## Source data
>> START

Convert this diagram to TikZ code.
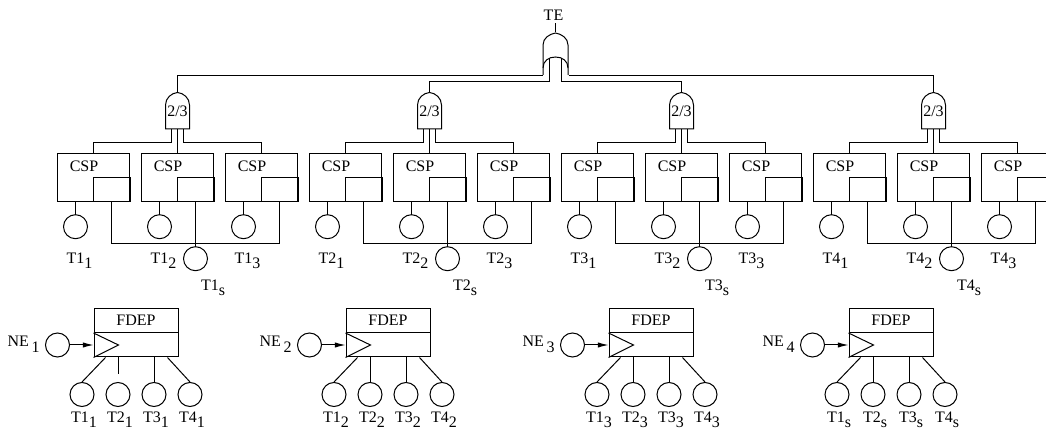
\documentclass[tikz,border=0pt]{standalone}
\usepackage{fontspec}
\setmainfont{Liberation Serif}
\usetikzlibrary{arrows.meta,calc}
\newcommand{\lowsub}[1]{\raisebox{-0.35em}{#1}}

\begin{document}
\begin{tikzpicture}[
  x=0.75pt,y=-0.75pt,
  >={Latex[length=8pt,width=4pt]},
  font=\fontsize{12}{14.4}\selectfont,
  line width=0.75pt,
  event/.style={circle,draw,minimum size=18pt,inner sep=0pt},
  cspbox/.style={rectangle,draw,minimum width=54pt,minimum height=36pt,inner sep=0pt},
  fdepbox/.style={rectangle,draw,minimum width=63pt,minimum height=36pt,inner sep=0pt},
  gatelab/.style={minimum width=18pt,minimum height=27pt,inner sep=0pt},
  orgate/.style={minimum width=18.75pt,minimum height=31.5pt,inner sep=0pt},
  lab/.style={inner sep=0pt}
]
\useasboundingbox (0,0) rectangle (1046,434);
\clip (0,0) rectangle (1046,434);
% top event and OR gate
\node[orgate] (OR) at (555.5,54) {};
\node[lab,inner sep=1pt,anchor=base] (TE) at (553.5,20.7) {TE};
\begin{scope}[shift={(OR.center)}]
  \draw (-12.5,21) -- (-12.5,-9) .. controls (-12.5,-16) and (-6,-20) .. (0,-21)
    .. controls (6,-20) and (12.5,-16) .. (12.5,-9) -- (12.5,21);
  \draw (-12.5,14) .. controls (-12.5,7) and (-7,3) .. (0,3)
    .. controls (7,3) and (12.5,7) .. (12.5,14);
  \coordinate (ORin1) at (-6,4.5);
  \coordinate (ORin2) at (6,4.5);
\end{scope}
% voting gates with their CSP spares
\foreach \g in {1,...,4}{
  \pgfmathsetmacro{\gx}{177.5+252*(\g-1)}
  \node[gatelab] (G\g) at (\gx,111) {2/3};
  \begin{scope}[shift={(G\g.center)}]
    \draw (-12,18) -- (-12,-6) .. controls (-12,-13) and (-6,-18) .. (0,-18.5)
      .. controls (6,-18) and (12,-13) .. (12,-6) -- (12,18) -- cycle;
  \end{scope}
  \foreach \k in {1,2,3}{
    \pgfmathsetmacro{\bx}{93.5+84*(3*\g+\k-4)}
    \node[cspbox] (C\g-\k) at (\bx,177.2) {};
    \node[lab] at ($(C\g-\k)+(-9.5,-11)$) {CSP};
    \draw (C\g-\k.center) rectangle (C\g-\k.south east);
    \node[event] (A\g-\k) at ($(C\g-\k.south)+(-18,25)$) {};
    \draw (A\g-\k.north |- C\g-\k.south) -- (A\g-\k);
    \node[lab,anchor=base] at ($(A\g-\k.south)+(4,24)$) {T\g\lowsub{\k}};
  }
  % gate inputs
  \draw ($(G\g.south)+(-6,0)$) -- ++(0,12.7) -| (C\g-1.north);
  \draw (G\g.south) -- (C\g-2.north);
  \draw ($(G\g.south)+(6,0)$) -- ++(0,12.7) -| (C\g-3.north);
  % shared spare
  \node[event] (S\g) at ($(C\g-2.south)+(18,57)$) {};
  \coordinate (J\g) at ($(C\g-2.south)+(18,41.7)$);
  \draw ($(C\g-1.south)+(18,0)$) |- (J\g) -| ($(C\g-3.south)+(18,0)$);
  \draw ($(C\g-2.south)+(18,0)$) -- (S\g);
  \node[lab,anchor=base west] at ($(S\g.south)+(5,19)$) {T\g\lowsub{s}};
}
% top level connections
\draw (OR.north) -- (OR.north |- TE.south);
\draw (OR.south west) -| (G1.north);
\draw (OR.south east) -| (G4.north);
\draw (ORin1) -- ++(0,23.5) -| (G2.north);
\draw (ORin2) -- ++(0,23.5) -| (G3.north);
% functional dependency gates
\foreach \g/\fx/\sx in {1/136/1,2/388/2,3/651/3,4/891/s}{
  \node[fdepbox] (F\g) at (\fx,333) {};
  \draw (F\g.west) -- (F\g.east);
  \node[lab] at ($(F\g.north)!0.5!(F\g.center)$) {FDEP};
  \draw (F\g.west) -- ($(F\g.west)+(25,12)$) -- (F\g.south west);
  \node[event] (N\g) at ($(F\g.west)+(-36,12)$) {};
  \node[lab,anchor=base east] at ($(N\g.west)+(-5,2)$) {NE\,\lowsub{\g}};
  \draw[->] (N\g) -- (N\g -| F\g.west);
  \foreach \k/\dx in {1/-54,2/-18,3/18,4/54}{
    \node[event] (B\g-\k) at ($(F\g.south)+(\dx,37)$) {};
    \node[lab,anchor=base] at ($(B\g-\k.south)+(2,15)$) {T\k\lowsub{\sx}};
  }
  \pgfmathsetmacro{\gap}{\g==1 ? 6 : 0}
  \draw ($(F\g.south west)+(12,0)$) -- (B\g-1.north);
  \draw[shorten >=\gap pt] (B\g-2.north |- F\g.south) -- (B\g-2.north);
  \draw (B\g-3.north |- F\g.south) -- (B\g-3.north);
  \draw ($(F\g.south east)+(-11,0)$) -- (B\g-4.north);
}
\end{tikzpicture}
\end{document}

>> END

## Exercise prompt
Do not copy the pictures, but repeat every line exactly.

## Output for this exercise
Convert this diagram to TikZ code.
\documentclass[tikz,border=0pt]{standalone}
\usepackage{fontspec}
\setmainfont{Liberation Serif}
\usetikzlibrary{arrows.meta,calc}
\newcommand{\lowsub}[1]{\raisebox{-0.35em}{#1}}

\begin{document}
\begin{tikzpicture}[
  x=0.75pt,y=-0.75pt,
  >={Latex[length=8pt,width=4pt]},
  font=\fontsize{12}{14.4}\selectfont,
  line width=0.75pt,
  event/.style={circle,draw,minimum size=18pt,inner sep=0pt},
  cspbox/.style={rectangle,draw,minimum width=54pt,minimum height=36pt,inner sep=0pt},
  fdepbox/.style={rectangle,draw,minimum width=63pt,minimum height=36pt,inner sep=0pt},
  gatelab/.style={minimum width=18pt,minimum height=27pt,inner sep=0pt},
  orgate/.style={minimum width=18.75pt,minimum height=31.5pt,inner sep=0pt},
  lab/.style={inner sep=0pt}
]
\useasboundingbox (0,0) rectangle (1046,434);
\clip (0,0) rectangle (1046,434);
% top event and OR gate
\node[orgate] (OR) at (555.5,54) {};
\node[lab,inner sep=1pt,anchor=base] (TE) at (553.5,20.7) {TE};
\begin{scope}[shift={(OR.center)}]
  \draw (-12.5,21) -- (-12.5,-9) .. controls (-12.5,-16) and (-6,-20) .. (0,-21)
    .. controls (6,-20) and (12.5,-16) .. (12.5,-9) -- (12.5,21);
  \draw (-12.5,14) .. controls (-12.5,7) and (-7,3) .. (0,3)
    .. controls (7,3) and (12.5,7) .. (12.5,14);
  \coordinate (ORin1) at (-6,4.5);
  \coordinate (ORin2) at (6,4.5);
\end{scope}
% voting gates with their CSP spares
\foreach \g in {1,...,4}{
  \pgfmathsetmacro{\gx}{177.5+252*(\g-1)}
  \node[gatelab] (G\g) at (\gx,111) {2/3};
  \begin{scope}[shift={(G\g.center)}]
    \draw (-12,18) -- (-12,-6) .. controls (-12,-13) and (-6,-18) .. (0,-18.5)
      .. controls (6,-18) and (12,-13) .. (12,-6) -- (12,18) -- cycle;
  \end{scope}
  \foreach \k in {1,2,3}{
    \pgfmathsetmacro{\bx}{93.5+84*(3*\g+\k-4)}
    \node[cspbox] (C\g-\k) at (\bx,177.2) {};
    \node[lab] at ($(C\g-\k)+(-9.5,-11)$) {CSP};
    \draw (C\g-\k.center) rectangle (C\g-\k.south east);
    \node[event] (A\g-\k) at ($(C\g-\k.south)+(-18,25)$) {};
    \draw (A\g-\k.north |- C\g-\k.south) -- (A\g-\k);
    \node[lab,anchor=base] at ($(A\g-\k.south)+(4,24)$) {T\g\lowsub{\k}};
  }
  % gate inputs
  \draw ($(G\g.south)+(-6,0)$) -- ++(0,12.7) -| (C\g-1.north);
  \draw (G\g.south) -- (C\g-2.north);
  \draw ($(G\g.south)+(6,0)$) -- ++(0,12.7) -| (C\g-3.north);
  % shared spare
  \node[event] (S\g) at ($(C\g-2.south)+(18,57)$) {};
  \coordinate (J\g) at ($(C\g-2.south)+(18,41.7)$);
  \draw ($(C\g-1.south)+(18,0)$) |- (J\g) -| ($(C\g-3.south)+(18,0)$);
  \draw ($(C\g-2.south)+(18,0)$) -- (S\g);
  \node[lab,anchor=base west] at ($(S\g.south)+(5,19)$) {T\g\lowsub{s}};
}
% top level connections
\draw (OR.north) -- (OR.north |- TE.south);
\draw (OR.south west) -| (G1.north);
\draw (OR.south east) -| (G4.north);
\draw (ORin1) -- ++(0,23.5) -| (G2.north);
\draw (ORin2) -- ++(0,23.5) -| (G3.north);
% functional dependency gates
\foreach \g/\fx/\sx in {1/136/1,2/388/2,3/651/3,4/891/s}{
  \node[fdepbox] (F\g) at (\fx,333) {};
  \draw (F\g.west) -- (F\g.east);
  \node[lab] at ($(F\g.north)!0.5!(F\g.center)$) {FDEP};
  \draw (F\g.west) -- ($(F\g.west)+(25,12)$) -- (F\g.south west);
  \node[event] (N\g) at ($(F\g.west)+(-36,12)$) {};
  \node[lab,anchor=base east] at ($(N\g.west)+(-5,2)$) {NE\,\lowsub{\g}};
  \draw[->] (N\g) -- (N\g -| F\g.west);
  \foreach \k/\dx in {1/-54,2/-18,3/18,4/54}{
    \node[event] (B\g-\k) at ($(F\g.south)+(\dx,37)$) {};
    \node[lab,anchor=base] at ($(B\g-\k.south)+(2,15)$) {T\k\lowsub{\sx}};
  }
  \pgfmathsetmacro{\gap}{\g==1 ? 6 : 0}
  \draw ($(F\g.south west)+(12,0)$) -- (B\g-1.north);
  \draw[shorten >=\gap pt] (B\g-2.north |- F\g.south) -- (B\g-2.north);
  \draw (B\g-3.north |- F\g.south) -- (B\g-3.north);
  \draw ($(F\g.south east)+(-11,0)$) -- (B\g-4.north);
}
\end{tikzpicture}
\end{document}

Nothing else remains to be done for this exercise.